Figure 2: Final goal.

The final goal is a lock-key system. In order to sail to the final island, you need three items and mana points. In order to get these items, you need to spook NPCs with mana points. Therefore, the most part of the game is to keep the MP engine running smoothly.

Figure 3: Mana point engine.

Mana point source constanlty generates mana points. There are two factors affect the generation amount. NPCs have a negative impact on generation. Lighting a harbor with a ghost can boost the generation. You may cost extra mana points in the process, which partly depends on player’s skills, so I use a percent sign instead of +1. Ghost and mana points are intertwined in two more ways. The amount of mana points have a negative impact on ghost generation. If you are possessed by a ghost, you need more mana points to spook an NPC.

Figure 4: Three items: Rum, Parrot & Accordion.

The more itmes you have, the more mana points are consumed when spooking an NPC. In addition to this rule, all three items affect mana point generation and consumption in their own ways.

Rum increases the upper limit of mana point source pool, which means a skillful player may be able to accumulate more mana points.

Parrot allows PC to swap position with an NPC. This action itself costs no mana point. However, by using this action, if PC can spook an NPC from behind or side, it costs fewer mana points than attacking head-on. This action may also move an NPC to a remote place, who needs more time to collide into another NPC. The collision between NPCs slows down mana point generation. You are not guaranteed to benefit from having Parrot, so I use two percent signs here.

Accordion let PC enter a harbor and sail a pirate ship. If you can move to an advantage point, the Accordion can reduce spook cost, just as Parrot. Besides, since NPCs cannot enter swamp, if you can sail into a harbor by swamp and light it with a ghost, you completely avoid conflicts on land and save mana points.

Cast Rays to Detect Environment

Whenever player presses Space, the game shows available ablities in four directions. The game also needs to calculate mana point generation and NPC’s line of sight based on PC’s surrounding environment. All these requirements are handled by detecting rays.

At the start of PC’s turn, cast four rays in four cardinal directions. Check every grid’s terrain and NPC (if there is one). Once the ray hits an obstacle, return the end point data. The core function looks like this:

func cast_ray(cast_from_land, cast_from_swamp) -> Dictionary:
    pass

cast_from_land and cast_from_swamp are two functions that defines obstacles based on PC’s position. The returning Dictionary contains four pairs of data:

{
    LEFT: EndPointData,
    RIGHT: EndPointData,
    UP: EndPointData,
    DOWN: EndPointData,
}

EndPointData is a custom object that stores everything the game needs. If you are interested in the details, in my GitHub repository (see above), search CastRay.gd.

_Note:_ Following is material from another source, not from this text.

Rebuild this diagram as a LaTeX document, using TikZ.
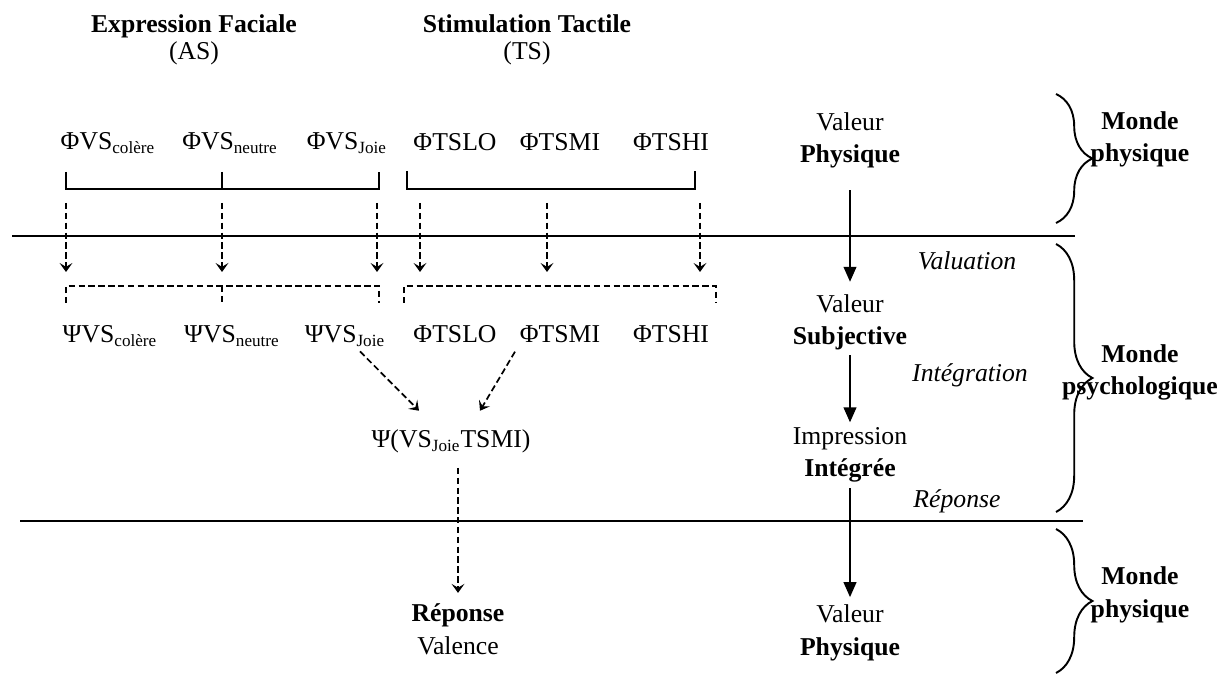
\documentclass[tikz,border=0pt]{standalone}
\usepackage{fontspec}
\setmainfont{Liberation Serif}
\usetikzlibrary{positioning, arrows.meta, calc, decorations.pathreplacing}

\begin{document}
\begin{tikzpicture}[
    x=0.467pt, y=-0.467pt,
    font=\fontsize{12}{15}\selectfont,
    txt/.style={
        inner sep=0pt,
        anchor=base,
        align=center
    },
    title/.style={
        txt,
        font=\fontsize{12}{13}\selectfont
    },
    bracket/.style={
        line width=0.9pt
    },
    dbracket/.style={
        bracket,
        dash pattern=on 3pt off 1.6pt
    },
    dasharrow/.style={
        -{Stealth[length=4.2pt, width=6pt, inset=1.8pt]},
        line width=0.8pt,
        dash pattern=on 3pt off 1.6pt
    },
    flow/.style={
        -{Triangle[length=7pt, width=6pt]},
        line width=0.7pt
    },
    sep/.style={
        line width=0.9pt
    },
    world/.style={
        line width=0.9pt,
        decorate,
        decoration={brace, amplitude=17pt, aspect=0.5}
    }
]
    \useasboundingbox (0,0) rectangle (1223,675);

    % Titles
    \node[title] (as) at (194,60) {\textbf{Expression Faciale}\\(AS)};
    \node[title] (ts) at (527,60) {\textbf{Stimulation Tactile}\\(TS)};

    % Physical stimuli
    \node[txt] (phiCol)  at (108,150) {ΦVS\textsubscript{colère}};
    \node[txt] (phiNeu)  at (230,150) {ΦVS\textsubscript{neutre}};
    \node[txt] (phiJoie) at (347,150) {ΦVS\textsubscript{Joie}};
    \node[txt] (phiLo)   at (455,151) {ΦTSLO};
    \node[txt] (phiMi)   at (560,151) {ΦTSMI};
    \node[txt] (phiHi)   at (671,151) {ΦTSHI};

    \draw[bracket] (66,172) -- (66,189) -- (379,189) -- (379,172);
    \draw[bracket] (222,172) -- (222,189);
    \draw[bracket] (407,171) -- (407,189) -- (695,189) -- (695,171);

    % Valuation arrows
    \foreach \x [count=\i] in {66,222,377,420,547,700} {
        \coordinate (v\i) at (\x,203);
        \coordinate (w\i) at (\x,272);
        \draw[dasharrow] (v\i) -- (w\i);
    }

    \draw[dbracket] (66,303) -- (66,286) -- (379,286) -- (379,303);
    \draw[dbracket] (222,286) -- (222,303);
    \draw[dbracket] (404,303) -- (404,286) -- (716,286) -- (716,303);

    % Subjective values
    \node[txt] (psiCol)  at (110,343) {ΨVS\textsubscript{colère}};
    \node[txt] (psiNeu)  at (232,343) {ΨVS\textsubscript{neutre}};
    \node[txt] (psiJoie) at (345,343) {ΨVS\textsubscript{Joie}};
    \node[txt] (psiLo)   at (455,343) {ΦTSLO};
    \node[txt] (psiMi)   at (560,343) {ΦTSMI};
    \node[txt] (psiHi)   at (671,343) {ΦTSHI};

    % Integration
    \node[txt] (mix) at (451,448) {Ψ(VS\textsubscript{Joie}TSMI)};
    \draw[dasharrow] ($(psiJoie.south)+(15,4)$) -- ($(mix.north)+(-32,-19)$);
    \draw[dasharrow] ($(psiMi.south)+(-45,8)$) -- ($(mix.north)+(29,-19)$);

    % Response
    \node[txt] (rep) at (458,654) {\textbf{Réponse}\\Valence};
    \draw[dasharrow, shorten <=6.5pt, shorten >=5pt] (rep.north |- mix.south) -- (rep.north);

    % World borders
    \draw[sep] (12,236) -- (1075,236);
    \draw[sep] (20,521) -- (1083,521);

    % Right column
    \node[txt] (vphys) at (850,163) {Valeur\\\textbf{Physique}};
    \node[txt] (vsubj) at (850,345) {Valeur\\\textbf{Subjective}};
    \node[txt] (impr)  at (850,477) {Impression\\\textbf{Intégrée}};
    \node[txt] (vout)  at (850,655) {Valeur\\\textbf{Physique}};

    \draw[flow, shorten <=10pt, shorten >=6pt] (vphys) -- (vsubj);
    \draw[flow, shorten <=2pt, shorten >=2.4pt] (vsubj) -- (impr);
    \draw[flow, shorten <=2.4pt, shorten >=3.5pt] (impr) -- (vout);

    \node[txt] (valu)  at (967,270) {\textit{Valuation}};
    \node[txt] (integ) at (970,382) {\textit{Intégration}};
    \node[txt] (repo)  at (957,508) {\textit{Réponse}};

    % Worlds
    \draw[world] (1056,94) -- (1056,223);
    \draw[world] (1056,244) -- (1056,512);
    \draw[world] (1056,529) -- (1056,673);

    \node[txt] (mphys) at (1140,162) {\textbf{Monde}\\\textbf{physique}};
    \node[txt] (mpsy)  at (1140,395) {\textbf{Monde}\\\textbf{psychologique}};
    \node[txt] (mout)  at (1140,617) {\textbf{Monde}\\\textbf{physique}};

\end{tikzpicture}
\end{document}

Combine 9 Small Blocks into a Whole Dungeon

The whole dungeon is divided equally into 9 (3x3) blocks, see blow. Each block has three variants, which contains both constant and random terrains. During world generation, the game picks 9 small blocks, then flip the whole dungeon horizontally and/or vertically. If you’d like to learn more about technical stuffs, search these files in the GitHub repository: InitWorldHelper.gd, DungeonPrefab.gd and FileIoHelper.gd.

Dungeon blocks:

a0 a1 a2
b0 b1 b2
c0 c1 c2

The benefit of this approach is that I only need to design 27 (3x9) map pieces, which results in more than 19683 (3^9) dungeon worlds. However, I highly recommend to use a hand-drawn map most of the time. I’ve tested almost everything (PC abilities, NPC AI, interacting with buildings, etc.) on a mostly static map before starting to generate a more dynamic world.

I use REXPaint to draw maps. Each map must meet three requirements:

• Connection: A map must be connected with its neighbors by roads.
• Function: Most blocks must have exactly one harbor.
• Variation: Maps in the same block should look different from each other.

Let’s take c2 series as an example.

Figure 5: c2_0.

Map c2_0 is a blank template. It defines two grids that must be roads (-) leading to its neighboring blocks.

Figure 6: c2_1.

The backbone of c2_1 is two parallel horizontal roads and decorated roads (=), connected by a vertical path. PC can teleport to the harbor (H) from a2. There might be an impassable bush (+) in the lower right corner. There are also two roads of random length: E is the starting point, X is the middle point, and Z marks the maximum possible length (3 grids long).

Figure 7: c2_2.

In c2_2, the backbone is two long horzontal paths. The harbor is reachable from c1, rather than a2. There are more potential bushes than c2_1.

Figure 8: c2_3.

In c2_3, the backbone is L-shaped. If both roads of variable length are 3 grids long, there will be a loop in this block, which makes it easier for PC to get rid of NPCs.